Adam gibi adam olmak deyimi bol mektepli olabilmek mi yoksa insanlara maksimum fayda sağlamış olmak mıdır diye her defasında kendime sormuşumdur…
Bugünün Türkiye gerçeğinde işsiz sayısının yüzde 90’ının lisans eğitimi mezunu gençler olduğu aslında adam gibi adam olmak deyiminin cesaret ve inançla olduğunu ortaya koymaktadır…
Tarihe iz bırakmak, yaşadığın şehire iz bırakmak hiç şüphesiz her bireyin en çok arzu duyduğu başarılardandır.
Erzurum’un tarihte en çok üreten en çok istihdama katkı sağlayan bir il olduğunu düşündüğümüzde aslında bugünkü konjektürün daha ötesine gitmemiz içten bile değildir…

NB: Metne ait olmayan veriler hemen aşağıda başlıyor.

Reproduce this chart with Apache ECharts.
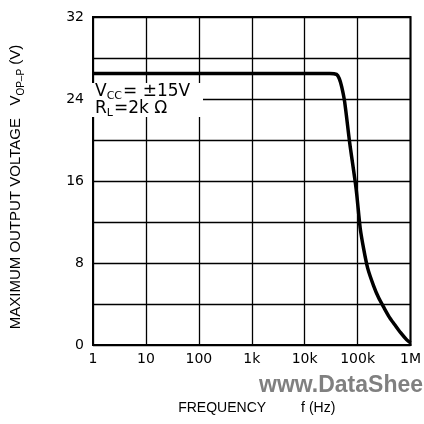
<!DOCTYPE html>
<html>
<head>
<meta charset="utf-8">
<style>html,body{margin:0;padding:0;background:#fff;}#c{width:424px;height:424px;}</style>
<script src="https://cdn.jsdelivr.net/npm/echarts@6/dist/echarts.min.js"></script>
</head>
<body>
<div id="c"></div>
<script>
const freq = [1, 10, 100, 1000, 10000, 30000, 40000, 45000, 50000, 57000, 71000, 94000, 112000, 130000, 155000, 200000, 250000, 318000, 400000, 500000, 650000, 850000, 1000000];
const vout = [26.5, 26.5, 26.5, 26.5, 26.5, 26.5, 26.4, 26.0, 25.2, 23.7, 19.7, 15.2, 11.4, 9.4, 7.5, 5.8, 4.6, 3.6, 2.7, 2.0, 1.2, 0.5, 0.2];
const xTickValues = [1, 10, 100, 1000, 10000, 100000, 1000000];
const xTickLabels = ['1', '10', '100', '1k', '10k', '100k', '1M'];
const yTickLabels = [0, 8, 16, 24, 32];

const chart = echarts.init(document.getElementById('c'), null, {renderer: 'canvas'});
const font = '"Liberation Sans", Arial, sans-serif';
const wide = '"DejaVu Sans", sans-serif';
chart.setOption({
  animation: false,
  backgroundColor: '#fff',
  grid: {left: 89, right: 12, top: 17, bottom: 79, show: true, borderColor: '#000', borderWidth: 2, backgroundColor: 'transparent'},
  xAxis: {
    type: 'log', logBase: 10, min: 1, max: 1000000,
    axisLine: {show: true, lineStyle: {color: '#000', width: 2}},
    axisTick: {show: false},
    splitLine: {show: true, lineStyle: {color: '#000', width: 1.3}},
    minorSplitLine: {show: false},
    axisLabel: {
      color: '#000', fontFamily: wide, fontSize: 14, margin: 7,
      formatter: function (v) { const i = xTickValues.indexOf(Math.round(v)); return i >= 0 ? xTickLabels[i] : ''; }
    },
    name: 'FREQUENCY         f (Hz)', nameLocation: 'middle', nameGap: 56,
    nameTextStyle: {color: '#000', fontFamily: font, fontSize: 14, padding: [0, 0, 0, 10]}
  },
  yAxis: {
    type: 'value', min: 0, max: 32, interval: 4,
    axisLine: {show: true, lineStyle: {color: '#000', width: 2}},
    axisTick: {show: false},
    splitLine: {show: true, lineStyle: {color: '#000', width: 1.3}},
    axisLabel: {
      color: '#000', fontFamily: wide, fontSize: 14, margin: 9,
      formatter: function (v) { return yTickLabels.indexOf(v) >= 0 ? String(v) : ''; }
    },
    name: '{a|MAXIMUM OUTPUT VOLTAGE   V}{s|OP–P}{a| (V)}', nameLocation: 'middle', nameGap: 70, nameRotate: 90,
    nameTextStyle: {
      color: '#000', fontFamily: font, fontSize: 15, padding: [0, 12, 0, 0],
      rich: {
        a: {color: '#000', fontFamily: font, fontSize: 15, lineHeight: 18, verticalAlign: 'bottom'},
        s: {color: '#000', fontFamily: font, fontSize: 10, lineHeight: 18, verticalAlign: 'bottom', padding: [0, 0, -3, 0]}
      }
    }
  },
  graphic: [
    {type: 'rect', left: 91, top: 83, shape: {width: 112, height: 34}, style: {fill: '#fff'}, z: 100},
    {type: 'text', left: 95, top: 83, z: 101,
      style: {text: '{a|V}{s|CC}{a|= ±15V}', fill: '#000',
        rich: {a: {fontSize: 17, fontFamily: wide, fill: '#000', lineHeight: 17, verticalAlign: 'bottom'},
               s: {fontSize: 11, fontFamily: wide, fill: '#000', lineHeight: 17, verticalAlign: 'bottom', padding: [0, 1, -2, 0]}}}},
    {type: 'text', left: 95, top: 100, z: 101,
      style: {text: '{a|R}{s|L}{a|=2k Ω}', fill: '#000',
        rich: {a: {fontSize: 17, fontFamily: wide, fill: '#000', lineHeight: 17, verticalAlign: 'bottom'},
               s: {fontSize: 11, fontFamily: wide, fill: '#000', lineHeight: 17, verticalAlign: 'bottom', padding: [0, 1, -2, 0]}}}},
    {type: 'text', left: 259, top: 374, z: 101,
      style: {text: 'www.DataShee', fill: '#808080', font: 'bold 23px "Liberation Sans", Arial, sans-serif'}}
  ],
  series: [{
    type: 'line',
    data: freq.map((f, i) => [f, vout[i]]),
    showSymbol: false,
    smooth: 0.25,
    lineStyle: {color: '#000', width: 3.5},
    z: 5
  }]
});
</script>
</body>
</html>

Zira o yıllarda Palandöken gibi keşfedilmemiş turizm potansiyeli dahi yoktu bu şehrin…
‘Erzurum’dan bir şey olmaz, burada yaşmak bile mucize, Erzurum üretemez ancak tüketir” gibi menfi yaklaşımlarla hareket eden şehir ahalisine gözümüzün önünde duran Aşkale Çimento örneğini söylemeden geçemeyeceğim…
Devlet etiyle yapılan bir çok yatırımlar gibi atıl bırakılan ve özelleştirilerek birilerine yok pahasına verilmek istenen Aşkale Çimento fabrikasının bu şehir için ne büyük bir kazanç olduğu herkesin malumudur…
Fabrikanın şimdiki yönetim kurulu başkanı Lütfü Yücelik’in bin bir gayret sergileyerek şehire kazandığı ve yalnızca Erzurumluya ait olan Aşkale Çimento Fabrikası dünyada da en çabuk büyüyen şirketler arasında olması hepimizin gurur kaynağıdır şüphesiz…
Aşkale Çimento’nun kuruluşunu hangi zorluklarla yapıldığını araştırdığımızda birçok göz yaşartan hikayeyi bulabilirsiniz… Öyle ki parmağında ki nişan yüzüğünü bile satanlardan tutunda tek geçim kaynağı köyündeki tarım arazisini satan birçok insanın bu tesisi atıl durumdan kurtarmak istihdama kazandırmak için ne çabalar sarf ettiğini görmek mümkündür…
Bugün doğrudan ve dolaylı olarak en az 5 bin kişinin ekmek kapısı haline gelen Aşkale Çimento Fabrikasının emsallerine nazaran daha hızlı bir şekilde büyümesi gelecekte de bu şirketin Türkiye devi olması hepimizin en büyük temennisidir…
Aşkale Çimento, kendi bünyesinde binden fazla istihdam sağlarken, dolaylı yoldan bu rakam 5 bini geçiyor. Yönetim kurulu üyelerinden ortaklarına, yönetim kadrosundan çalışanlarına hem meşakkatli, özverili ve de onurlu bir mücadele sergiliyor. Kamu kurumu olmanın getirdiği hantal yapıdan sıyrılan Aşkale Çimento, bu gün dünya ve Avrupa normlarının bütününü içine alan sistemleri kurmuştur. Elbette Aşkale Çimento bir kolektif ruhun temsilcisi olma vizyonuyla beraber Dünya ve Türkiye’nin ekonomik gerçeklerini asla göz ardı etmeyen vizyona örnektir. Krizlere rağmen büyümesini sürdürmesinin tarifi de bu gerçekte saklıdır.